Small niches can still be pretty profitable if you know what
you’re doing and are designed to optimize in a niche environment. So don’t look
at where the big marbles already exist. Look at the spaces between them. Find a
small space rightly sized for you, but too small for the big guys.
3) Make Big Companies Better at Doing Small
Things
If you are already a big company, the challenge is in
finding a way to become better at doing small things. Technology can be helpful
here. You can use technology to:
- · Make small production runs more feasible;
- · Make it easier to find and target smaller consumer segments;
You may also need to segregate your approaches to business
depending on whether it is large or a niche. For example, large opportunities
may get one level of service and support while niche opportunities get a
different level of service and support. In other words, you may have both “marble”
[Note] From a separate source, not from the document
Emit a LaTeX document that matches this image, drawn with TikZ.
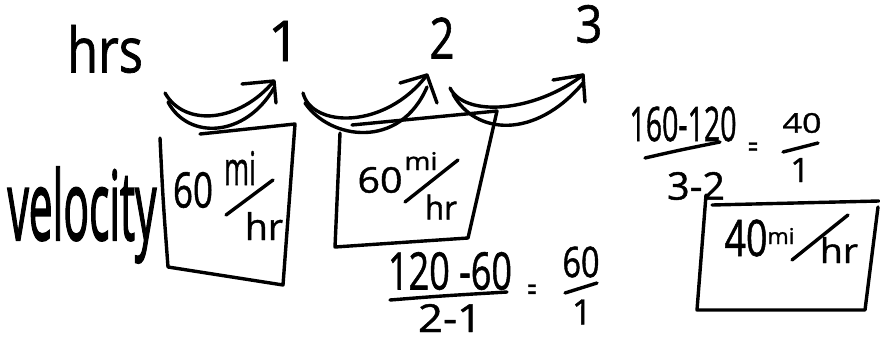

divisions and “water” divisions, which are run differently.
Fullness is a relative term. When you try to fill a space with large objects, there will still be lots of spaces where the large objects cannot penetrate. In the business world, you can have a successful strategy by targeting those niche spaces between the large firms. The trick is to design your business to succeed at niches (small, fluid, nimble) and to choose the niches which fall below the radar of the large companies. Large companies can also do a better job of going after some of these niches if they segregate these niche opportunities within their company and treat them differently.
There is no such thing a single right strategy which makes all the other strategies wrong. The right strategy for a marble is different than the right strategy for water. Both can work. The secret is finding the strategy where you have an advantage. The question for you should not be “What is the right strategy?” but rather “What is the right strategy for me?”